| Written instruction |
Using the listing below, please gather every line containing the word "matplotlib".

| Dataset |
>> BEGIN
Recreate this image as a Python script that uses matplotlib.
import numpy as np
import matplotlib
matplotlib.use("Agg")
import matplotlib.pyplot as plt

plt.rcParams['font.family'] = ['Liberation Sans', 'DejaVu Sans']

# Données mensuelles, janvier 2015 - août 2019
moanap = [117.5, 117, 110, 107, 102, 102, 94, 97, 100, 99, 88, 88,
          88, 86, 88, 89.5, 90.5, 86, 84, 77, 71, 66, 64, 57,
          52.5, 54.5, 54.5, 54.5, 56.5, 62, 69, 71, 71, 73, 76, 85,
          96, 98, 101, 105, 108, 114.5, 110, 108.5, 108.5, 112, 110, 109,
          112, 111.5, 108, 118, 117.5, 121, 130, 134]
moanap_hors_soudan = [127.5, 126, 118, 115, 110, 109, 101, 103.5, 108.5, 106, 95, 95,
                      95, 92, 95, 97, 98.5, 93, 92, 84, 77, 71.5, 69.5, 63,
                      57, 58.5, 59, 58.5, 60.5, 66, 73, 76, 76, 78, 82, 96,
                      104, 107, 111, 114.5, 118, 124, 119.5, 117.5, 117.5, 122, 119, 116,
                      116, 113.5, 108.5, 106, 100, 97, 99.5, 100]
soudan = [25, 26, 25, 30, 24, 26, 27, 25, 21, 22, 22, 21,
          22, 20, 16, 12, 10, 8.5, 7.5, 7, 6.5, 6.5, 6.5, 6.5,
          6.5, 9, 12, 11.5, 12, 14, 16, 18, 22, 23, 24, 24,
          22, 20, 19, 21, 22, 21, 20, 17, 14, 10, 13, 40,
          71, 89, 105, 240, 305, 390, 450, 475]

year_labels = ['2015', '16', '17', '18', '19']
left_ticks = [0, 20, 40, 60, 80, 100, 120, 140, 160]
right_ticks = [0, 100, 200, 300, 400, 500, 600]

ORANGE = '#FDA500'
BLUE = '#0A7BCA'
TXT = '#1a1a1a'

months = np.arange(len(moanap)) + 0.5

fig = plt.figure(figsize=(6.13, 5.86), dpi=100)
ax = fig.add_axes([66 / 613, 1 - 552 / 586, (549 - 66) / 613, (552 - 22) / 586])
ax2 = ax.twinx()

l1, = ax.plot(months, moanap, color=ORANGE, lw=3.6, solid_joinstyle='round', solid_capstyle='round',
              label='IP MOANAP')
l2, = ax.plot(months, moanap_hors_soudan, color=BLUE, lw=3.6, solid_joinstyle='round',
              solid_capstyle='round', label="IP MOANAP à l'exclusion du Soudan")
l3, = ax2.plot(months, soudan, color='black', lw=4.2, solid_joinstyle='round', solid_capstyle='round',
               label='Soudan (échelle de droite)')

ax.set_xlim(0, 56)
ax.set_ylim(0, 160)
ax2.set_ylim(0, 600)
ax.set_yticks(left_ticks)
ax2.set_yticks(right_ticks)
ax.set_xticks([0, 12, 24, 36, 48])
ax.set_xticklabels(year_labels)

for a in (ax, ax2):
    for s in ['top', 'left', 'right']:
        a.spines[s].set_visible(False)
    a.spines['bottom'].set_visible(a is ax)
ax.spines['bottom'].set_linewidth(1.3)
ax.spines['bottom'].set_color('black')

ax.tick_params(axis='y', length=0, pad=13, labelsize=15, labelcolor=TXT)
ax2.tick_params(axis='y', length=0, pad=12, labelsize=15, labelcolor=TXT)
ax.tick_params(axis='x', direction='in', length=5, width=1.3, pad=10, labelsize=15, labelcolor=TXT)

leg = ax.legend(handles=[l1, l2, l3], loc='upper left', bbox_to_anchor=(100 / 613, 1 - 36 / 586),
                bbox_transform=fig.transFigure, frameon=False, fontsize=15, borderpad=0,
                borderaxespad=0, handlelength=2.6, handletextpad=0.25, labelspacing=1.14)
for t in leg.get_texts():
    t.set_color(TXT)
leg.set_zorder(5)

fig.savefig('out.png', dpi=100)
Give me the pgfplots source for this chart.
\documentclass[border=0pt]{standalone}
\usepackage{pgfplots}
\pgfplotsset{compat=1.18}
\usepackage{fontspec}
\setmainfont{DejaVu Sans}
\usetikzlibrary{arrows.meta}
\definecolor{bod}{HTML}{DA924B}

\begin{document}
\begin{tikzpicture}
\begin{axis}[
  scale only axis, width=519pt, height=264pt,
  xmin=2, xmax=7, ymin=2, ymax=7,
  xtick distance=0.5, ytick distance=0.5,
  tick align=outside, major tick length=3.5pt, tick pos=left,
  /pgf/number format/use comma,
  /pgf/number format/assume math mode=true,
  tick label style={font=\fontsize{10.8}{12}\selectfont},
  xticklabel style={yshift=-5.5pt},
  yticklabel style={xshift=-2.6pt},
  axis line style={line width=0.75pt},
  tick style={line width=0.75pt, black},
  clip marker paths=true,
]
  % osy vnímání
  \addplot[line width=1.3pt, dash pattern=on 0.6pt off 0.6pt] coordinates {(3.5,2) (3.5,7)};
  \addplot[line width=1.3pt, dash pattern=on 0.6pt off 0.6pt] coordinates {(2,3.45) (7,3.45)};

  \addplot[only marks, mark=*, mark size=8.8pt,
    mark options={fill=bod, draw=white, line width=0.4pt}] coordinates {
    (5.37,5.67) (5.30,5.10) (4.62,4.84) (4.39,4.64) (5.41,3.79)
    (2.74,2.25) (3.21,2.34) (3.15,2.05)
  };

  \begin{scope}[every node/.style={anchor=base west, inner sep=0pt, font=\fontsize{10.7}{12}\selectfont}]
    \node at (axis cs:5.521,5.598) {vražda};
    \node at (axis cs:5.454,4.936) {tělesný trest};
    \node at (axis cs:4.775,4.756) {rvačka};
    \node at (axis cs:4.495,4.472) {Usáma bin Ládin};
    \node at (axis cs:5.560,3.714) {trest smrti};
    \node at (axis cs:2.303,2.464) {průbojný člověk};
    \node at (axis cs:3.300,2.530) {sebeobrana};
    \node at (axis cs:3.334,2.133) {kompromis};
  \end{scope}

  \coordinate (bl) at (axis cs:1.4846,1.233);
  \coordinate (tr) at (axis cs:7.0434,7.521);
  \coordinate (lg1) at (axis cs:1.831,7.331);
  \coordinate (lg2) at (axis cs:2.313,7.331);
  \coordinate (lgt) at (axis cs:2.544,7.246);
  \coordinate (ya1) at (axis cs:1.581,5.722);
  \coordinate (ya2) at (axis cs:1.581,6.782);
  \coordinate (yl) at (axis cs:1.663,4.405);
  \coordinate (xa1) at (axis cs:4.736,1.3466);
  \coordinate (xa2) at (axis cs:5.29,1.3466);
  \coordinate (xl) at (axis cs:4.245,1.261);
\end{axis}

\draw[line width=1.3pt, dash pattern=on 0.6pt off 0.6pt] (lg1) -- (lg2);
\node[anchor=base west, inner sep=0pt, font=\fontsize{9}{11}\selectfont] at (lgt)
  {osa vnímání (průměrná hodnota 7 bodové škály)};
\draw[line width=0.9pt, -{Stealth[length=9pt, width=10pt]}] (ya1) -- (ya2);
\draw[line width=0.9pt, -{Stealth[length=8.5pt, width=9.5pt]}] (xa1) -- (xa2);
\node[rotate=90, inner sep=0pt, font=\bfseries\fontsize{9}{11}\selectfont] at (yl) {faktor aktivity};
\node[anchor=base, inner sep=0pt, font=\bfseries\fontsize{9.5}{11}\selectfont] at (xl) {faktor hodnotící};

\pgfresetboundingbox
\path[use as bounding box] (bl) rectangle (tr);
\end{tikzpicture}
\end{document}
>> END
| The response |
Recreate this image as a Python script that uses matplotlib.
import matplotlib
matplotlib.use("Agg")
import matplotlib.pyplot as plt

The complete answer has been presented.